I livelli effettivi di IgG sono risultati simili per tutto il follow-up, con una mediana di 9,3 g/l al momento della prima somministrazione dell’anticorpo, 8,4 g/l 6 mesi più tardi e 8,25 g/l dopo 5 anni.

Inoltre, non si sono osservate riduzioni significative delle IgA, mentre i livelli di IgM sono diminuiti, passando da 0,8 g/l a 0,55 g/l dopo 5 anni.

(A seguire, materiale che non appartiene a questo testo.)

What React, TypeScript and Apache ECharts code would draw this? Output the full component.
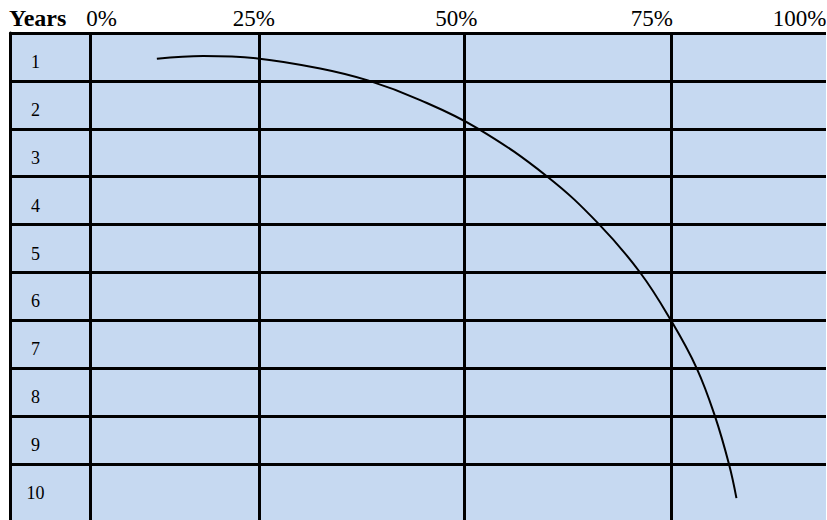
import { useEffect, useRef } from 'react';
import * as echarts from 'echarts';

// Row categories (years) and header labels
const years = ['1', '2', '3', '4', '5', '6', '7', '8', '9', '10'];
const headerLabels = ['0%', '25%', '50%', '75%', '100%'];
// axis values (in share units) where the header labels sit
const headerLabelAt = [1.5, 22.2, 49.7, 76.3, 96.4];
// axis values of the column dividers of the table
const columnEdges = [0, 22.9, 50.8, 78.9];

// Curve: share (x) against year position (y)
const curveShare = [9.0, 15.3, 22.7, 31.2, 37.7, 44.8, 52.6, 62.1, 69.1, 74.7, 78.9, 82.4, 84.9, 86.8, 87.8];
const curveYear = [1.04, 0.98, 1.03, 1.24, 1.49, 1.9, 2.49, 3.5, 4.49, 5.5, 6.5, 7.5, 8.51, 9.51, 10.21];

const FONT = '"Liberation Serif", "Times New Roman", serif';

export default function App() {
  const ref = useRef<HTMLDivElement>(null);
  useEffect(() => {
    if (!ref.current) return;
    const chart = echarts.init(ref.current, null, { renderer: 'svg' });
    const yearNums = years.map(Number);
    const rowEdges = yearNums.slice(0, -1).map((v) => v + 0.5);
    const xMin = -10.9;
    const xMax = 110;
    const pxPerShare = 7.355;
    const pxPerYear = 47.9;
    const yMin = 0.5;
    const yMax = 11;
    const nearest = (arr: number[], v: number) => {
      let best = 0;
      for (let i = 1; i < arr.length; i++) {
        if (Math.abs(arr[i] - v) < Math.abs(arr[best] - v)) best = i;
      }
      return best;
    };
    chart.setOption({
      animation: false,
      backgroundColor: '#ffffff',
      title: {
        text: 'Years',
        left: 9,
        top: 6,
        padding: 0,
        textStyle: { fontFamily: FONT, fontSize: 24, fontWeight: 'bold', color: '#000' },
      },
      grid: {
        left: 10.5,
        top: 33,
        width: (xMax - xMin) * pxPerShare,
        height: (yMax - yMin) * pxPerYear,
        show: true,
        backgroundColor: '#C6D9F1',
        borderWidth: 0,
        containLabel: false,
        outerBoundsMode: 'none',
      },
      xAxis: {
        type: 'value',
        position: 'top',
        min: xMin,
        max: xMax,
        axisLine: { show: true, onZero: false, lineStyle: { color: '#000', width: 3 } },
        axisTick: { show: false, customValues: columnEdges },
        splitLine: { show: true, lineStyle: { color: '#000', width: 3 } },
        axisLabel: {
          customValues: headerLabelAt,
          formatter: (v: number) => headerLabels[nearest(headerLabelAt, v)],
          fontFamily: FONT,
          fontSize: 23,
          color: '#000',
          margin: 3,
          align: 'center',
        },
      },
      yAxis: {
        type: 'value',
        inverse: true,
        min: yMin,
        max: yMax,
        axisLine: { show: true, onZero: false, lineStyle: { color: '#000', width: 3 } },
        axisTick: { show: false, customValues: rowEdges },
        splitLine: { show: true, lineStyle: { color: '#000', width: 3 } },
        axisLabel: {
          customValues: yearNums,
          formatter: (v: number) => years[nearest(yearNums, v)],
          inside: true,
          align: 'center',
          verticalAlign: 'top',
          lineHeight: 10,
          margin: 25,
          fontFamily: FONT,
          fontSize: 18,
          color: '#000',
        },
      },
      series: [
        {
          type: 'line',
          data: curveShare.map((x, i) => [x, curveYear[i]]),
          showSymbol: false,
          symbol: 'none',
          smooth: 0.4,
          lineStyle: { color: '#000', width: 2 },
          z: 5,
        },
      ],
    });
    return () => chart.dispose();
  }, []);
  return (
    <div
      style={{
        position: 'fixed',
        left: 0,
        top: 0,
        width: 826,
        height: 520,
        overflow: 'hidden',
        background: '#fff',
      }}
    >
      <div ref={ref} style={{ width: 920, height: 560 }} />
    </div>
  );
}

Si sono, invece, osservate alcune differenze in funzione delle quantità di rituximab somministrate. I livelli delle IgG sono rimasti stabili nei pazienti la cui dose cumulativa era stata inferiore a 6 g. Al contrario, i pazienti a cui sono stati somministrati 6 g o più avevano inizialmente livelli mediani di IgG pari 9,8 g/l, ma dopo 5 anni i livelli sono scesi a 7,5 g/l. In ogni caso, osservano i ricercatori, la variazione non è significativa (P = 0,381).

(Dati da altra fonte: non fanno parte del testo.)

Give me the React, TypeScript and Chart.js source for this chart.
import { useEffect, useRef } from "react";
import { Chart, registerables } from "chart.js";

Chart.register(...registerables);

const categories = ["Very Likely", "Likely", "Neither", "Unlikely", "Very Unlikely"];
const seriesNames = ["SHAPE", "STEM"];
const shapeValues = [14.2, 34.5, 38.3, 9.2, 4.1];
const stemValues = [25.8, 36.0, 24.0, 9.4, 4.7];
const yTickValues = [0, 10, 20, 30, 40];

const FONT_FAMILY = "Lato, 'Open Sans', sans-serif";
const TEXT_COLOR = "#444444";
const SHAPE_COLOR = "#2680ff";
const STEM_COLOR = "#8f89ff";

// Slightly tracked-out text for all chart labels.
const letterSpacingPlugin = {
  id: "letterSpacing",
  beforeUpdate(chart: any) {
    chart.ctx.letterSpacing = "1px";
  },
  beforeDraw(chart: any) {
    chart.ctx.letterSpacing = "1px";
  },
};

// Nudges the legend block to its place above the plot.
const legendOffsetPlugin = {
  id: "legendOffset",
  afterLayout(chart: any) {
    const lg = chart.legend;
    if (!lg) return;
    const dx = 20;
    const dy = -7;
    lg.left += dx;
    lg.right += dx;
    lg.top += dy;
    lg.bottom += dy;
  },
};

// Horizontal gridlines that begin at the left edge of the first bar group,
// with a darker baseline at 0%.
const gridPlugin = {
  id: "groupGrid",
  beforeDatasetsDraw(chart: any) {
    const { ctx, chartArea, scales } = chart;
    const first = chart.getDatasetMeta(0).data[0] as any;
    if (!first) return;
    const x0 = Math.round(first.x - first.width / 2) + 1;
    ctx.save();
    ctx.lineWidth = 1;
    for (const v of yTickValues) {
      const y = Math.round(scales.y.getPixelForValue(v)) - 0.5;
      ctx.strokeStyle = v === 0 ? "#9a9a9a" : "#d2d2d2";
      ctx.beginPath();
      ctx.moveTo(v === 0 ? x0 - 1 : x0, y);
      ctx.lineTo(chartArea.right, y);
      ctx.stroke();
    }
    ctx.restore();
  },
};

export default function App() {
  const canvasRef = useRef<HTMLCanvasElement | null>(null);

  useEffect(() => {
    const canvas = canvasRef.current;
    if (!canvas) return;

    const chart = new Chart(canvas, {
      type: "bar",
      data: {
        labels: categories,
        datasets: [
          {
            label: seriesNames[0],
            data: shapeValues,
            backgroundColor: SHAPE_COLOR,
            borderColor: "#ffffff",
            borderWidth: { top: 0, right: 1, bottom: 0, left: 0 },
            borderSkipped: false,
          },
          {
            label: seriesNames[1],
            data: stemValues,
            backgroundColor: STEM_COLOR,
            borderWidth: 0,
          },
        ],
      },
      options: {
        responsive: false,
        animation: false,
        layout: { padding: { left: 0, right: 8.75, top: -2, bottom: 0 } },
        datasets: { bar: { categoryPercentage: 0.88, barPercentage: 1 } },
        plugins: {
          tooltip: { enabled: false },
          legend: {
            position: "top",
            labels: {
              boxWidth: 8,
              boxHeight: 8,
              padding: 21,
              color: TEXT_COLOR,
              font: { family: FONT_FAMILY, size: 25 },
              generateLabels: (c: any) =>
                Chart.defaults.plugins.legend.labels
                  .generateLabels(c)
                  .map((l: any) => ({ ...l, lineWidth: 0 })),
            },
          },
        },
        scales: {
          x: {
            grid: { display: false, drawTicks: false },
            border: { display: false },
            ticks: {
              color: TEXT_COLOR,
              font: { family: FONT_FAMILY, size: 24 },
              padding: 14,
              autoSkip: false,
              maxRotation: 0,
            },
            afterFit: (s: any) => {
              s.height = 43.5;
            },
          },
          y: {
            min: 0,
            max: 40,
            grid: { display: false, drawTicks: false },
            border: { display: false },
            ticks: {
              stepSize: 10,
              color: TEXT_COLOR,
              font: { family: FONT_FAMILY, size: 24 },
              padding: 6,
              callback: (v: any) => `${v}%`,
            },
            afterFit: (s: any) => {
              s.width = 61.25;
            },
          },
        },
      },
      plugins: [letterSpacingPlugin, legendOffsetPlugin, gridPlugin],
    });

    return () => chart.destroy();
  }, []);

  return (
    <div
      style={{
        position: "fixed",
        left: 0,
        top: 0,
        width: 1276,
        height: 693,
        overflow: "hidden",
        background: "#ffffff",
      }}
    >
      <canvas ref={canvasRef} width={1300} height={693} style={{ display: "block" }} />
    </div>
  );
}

Durante un totale di 8012 mesi-paziente di follow-up, si sono osservate 177 infezioni in 71 pazienti. La frequenza delle infezioni è in genere scesa nel tempo, con 21,5 casi per 100 anni-paziente nel primo anno, 10,9 nel secondo, e 5,2, 1,9 e 2,5 rispettivamente nel terzo, quarto e quinto.

Infezioni gravi sono state osservate nel 42% dei pazienti in cui le IgG erano inferiori a 6 g/l e nel 39% di quelli con livelli di IgG superiori.

Nella discussione, gli autori osservano che i loro risultati dovrebbero essere interpretati alla luce delle strategie cliniche utilizzate nel loro centro per minimizzare i rischi di infezione; tra queste, un attento monitoraggio delle immunoglobuline, il non utilizzo di altri immunosoppressori durante la terapia con rituximab e una riduzione del ricorso ai corticosteroidi. Inoltre, i pazienti che sviluppano infezioni ricorrenti sono sottoposti a una profilassi antibiotica e all’infusione di immunoglobuline per via endovenosa, se necessario.

"I nostri dati suggeriscono che a patto di eseguire un attento monitoraggio e di utilizzare con giudizio le terapie profilattiche, l’ipogammaglobulinemia IgM, la transitoria ipogammaglobulinemia IgG lieve/moderata o l’occasionale ipogammaglobulinemia IgG grave osservate nei pazienti sottoposti a somministrazioni ripetute di rituximab non sono fattori determinanti ai fini del rischio di infezione in una popolazione affetta da una malattia autoimmune multisistemica grave" concludono i ricercatori.

H. Marco, et al. The effect of rituximab therapy on immunoglobulin levels in patients with multisystem autoimmune disease. BMC Musculoskeletal Dis 2014; doi: 10.1186/1471-2474-15-178.